So to achieve left shift by 1 we simply added the same value again. This will add a zero at the end and we will get a left shift by 1. E.G. If we want to left shift "1010" by 1 will simply do "1010" + "1010"

Which will give us"10100". We will discard the MSB to get "0100" which is the correct result for left shift by 1.

#### **LEFT ROTATE:**

- We have first done right shift by 31 bits.
- This will give us the MSB in the position of LSB.
- Then we have added the number which we need to rotate by the same number.
- As proved earlier, we will get a left shift by 1 bit. I.e. there will be a zero in the position of LSB.
- We will add both the left shifted and right shifted value.
- This will give us left rotate by 1.
- We will keep on rotating until we get the actual rotate which we want by using a branch instruction.

#### REPEATING THE LOOP FOR THE REQUIRED NO OF LEFT ROTATE



Figure 6 Left Rotate using right shift

#### **RIGHT ROTATE:**

- Right rotate is a little trickier then left rotate.
- We will first check whether the LSB is 1 or 0.
- Then we will right shift the number by 1 bit.
- If the LSB is 0 then we will do nothing else we will add 1 in the MSB position. (By adding x"80000000")
- This will give us right rotate by 1.
- After this we will use branch condition to run the loop.

#### REPEATING THE LOOP FOR THE REQUIRED NO OF RIGHT ROTATE



Figure 7 Right rotate using right shift

# **Processor Interfaces**

#### Input:

#### HOW ARE VARIABLES ENTERED:

- 1. BASYS-3 has 16 input switches and 5 push buttons out of which the switches 15 to 8 are used for selecting the Input variable as well as the the location of the same.
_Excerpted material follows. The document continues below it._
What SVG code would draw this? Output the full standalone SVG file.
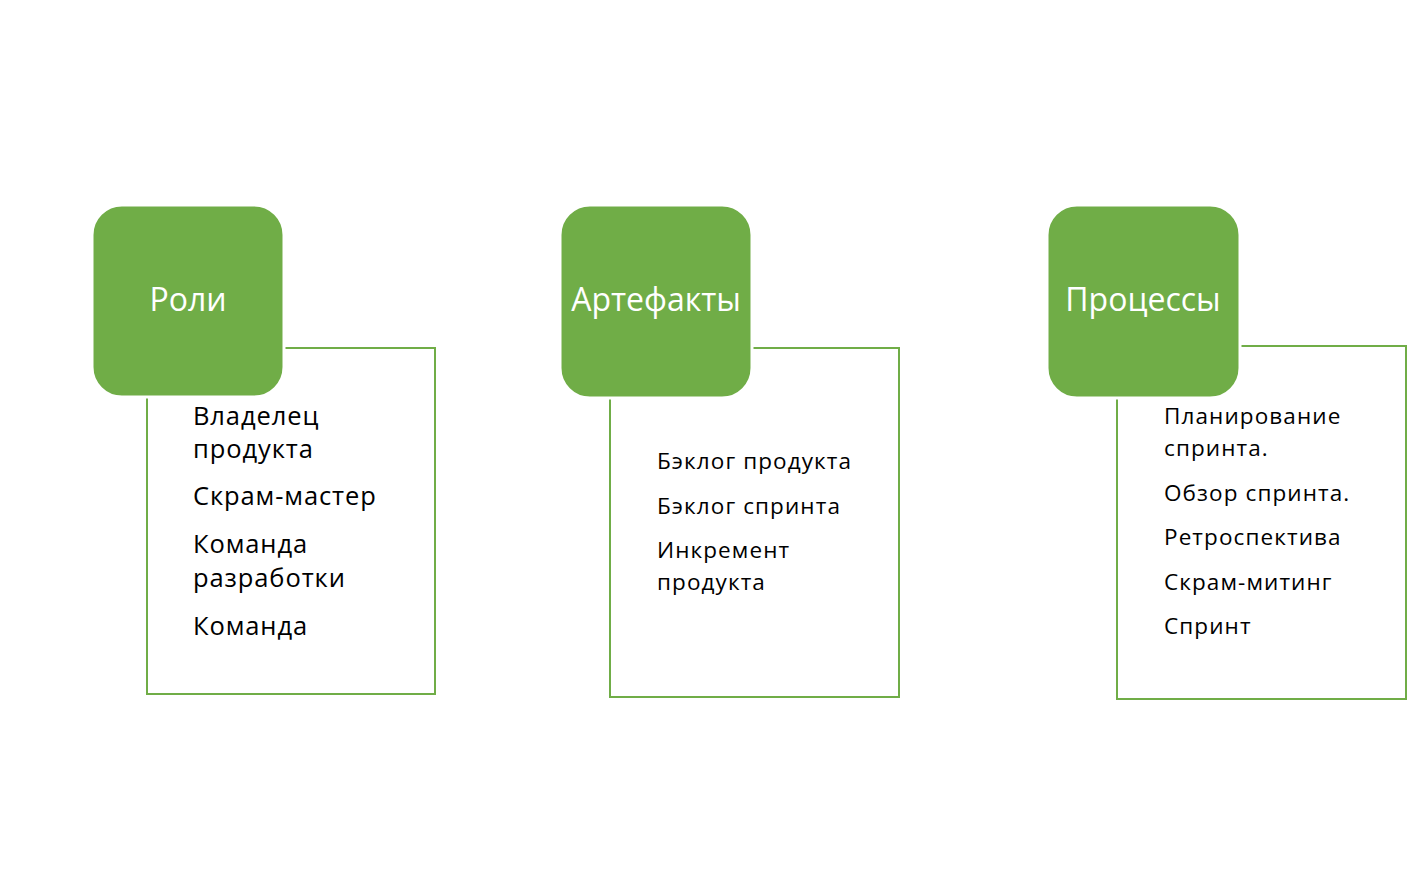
<svg xmlns="http://www.w3.org/2000/svg" width="1407" height="889" viewBox="0 0 1407 889">
<style>
.box{fill:#fff;stroke:#70AD47;stroke-width:2}
.head{fill:#70AD47;stroke:#fff;stroke-width:3}
.title{font-family:"Open Sans","Noto Sans",sans-serif;font-size:32px;fill:#fff;text-anchor:middle}
.item{font-family:"Open Sans","Noto Sans",sans-serif;fill:#000}
.a{font-size:25.5px;letter-spacing:0.9px}
.b{font-size:22.5px;letter-spacing:1.1px}
</style>
<rect width="1407" height="889" fill="#fff"/>
<g id="roles">
<rect class="box" x="147" y="348" width="288" height="346"/>
<rect class="head" x="92" y="205" width="192" height="192" rx="30"/>
<text class="title" x="188" y="311">Роли</text>
<g class="item a">
<text x="193" y="425">Владелец</text>
<text x="193" y="458">продукта</text>
<text x="193" y="505">Скрам-мастер</text>
<text x="193" y="553">Команда</text>
<text x="193" y="587">разработки</text>
<text x="193" y="635">Команда</text>
</g>
</g>
<g id="artifacts">
<rect class="box" x="610" y="348" width="289" height="349"/>
<rect class="head" x="560" y="205" width="192" height="193" rx="30"/>
<text class="title" x="656" y="311">Артефакты</text>
<g class="item b">
<text x="657" y="469">Бэклог продукта</text>
<text x="657" y="514">Бэклог спринта</text>
<text x="657" y="558">Инкремент</text>
<text x="657" y="590">продукта</text>
</g>
</g>
<g id="processes">
<rect class="box" x="1117" y="346" width="289" height="353"/>
<rect class="head" x="1047" y="205" width="193" height="193" rx="30"/>
<text class="title" x="1143" y="311">Процессы</text>
<g class="item b">
<text x="1164" y="424">Планирование</text>
<text x="1164" y="456">спринта.</text>
<text x="1164" y="501">Обзор спринта.</text>
<text x="1164" y="545">Ретроспектива</text>
<text x="1164" y="590">Скрам-митинг</text>
<text x="1164" y="634">Спринт</text>
</g>
</g>
<g id="connectors"></g>
</svg>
While switches 7 to 0 are the ones that takes the values of the respective input variables.
- 2. The Push buttons can be employed as a mechanism to lock the values once entered so that these values could not be tempered with accidently or otherwise.
- 3. WE are using 2 push buttons- btnR and btnL. We have to press btnL if we want to lock the location of any of our variables with its respective input that we desire to enter.
- 4. Once the inputs are entered we press btnR to acknowledge our microprocessor that yes, our variables are all locked and loaded and now you can start computing.
- 5. 2 Variables, one is a 64 bits input for encryption and decryption and another one is a 128 bit UKEY for key expansion
- 6. NOTE: The variables that are not initialized will be taken as 0 by default.
- We have also added a switch for encryption and decryption.
- If encryption is set to 1 then we will first generate keys and perform encryption.
- If encryption is set to 0 then we will perform decryption after key generation.
- The keys will not be generated again even if we change from encryption to decryption.
- If we wish to generate keys with another ukey then we will need to press reset.

#### **Outputs**:

The output is the **x-factor** of our processor.

- We can basically see everything on the LCD in hex.
- We can see Program counter, ALL the register file value and data memory value, ALU
  Result, every control signal from control unit etc. Almost everything which is interfaced
  through the top module can be observed on the FPGA Board.



Interfacing our processor with the outside world



**State Cycle of our Processor** 

# Verification

- We have made a testbench which will take the inputs from a text file and store the output in another text file.
- If the outputs to the text file doesn't match with the expected result then the code will generate and error.
- The loop will run till the end of file. So, if there are 3 inputs in the file then loop will run 3 times, if there are 400 inputs then the loop will run 400 times.

# **Optimization in the future**

- One obvious optimization to this single cycle processor is implementation of pipeline.
   We actually tried to implement the pipeline in this processor itself but could not figure out what things should be on the hardware level and what should be on the software level.
- The pipelining is the main reason why we are calculating the branch results in the RF stage. This will save us one cycle if we mis predict the branch. (As we have studied in the course Computer System Architecture).
- Another optimization can be done in the testbenches to make the entire process more fast and efficient. We will need time to figure that out though.
- Also, we could really improve the efficiency in writing the instructions if we just add left rotate and right rotate in the ALU itself. Which will drastically improve the performance as the code size will become small.

\*\*\*\*\*\*\*\*\*\*\*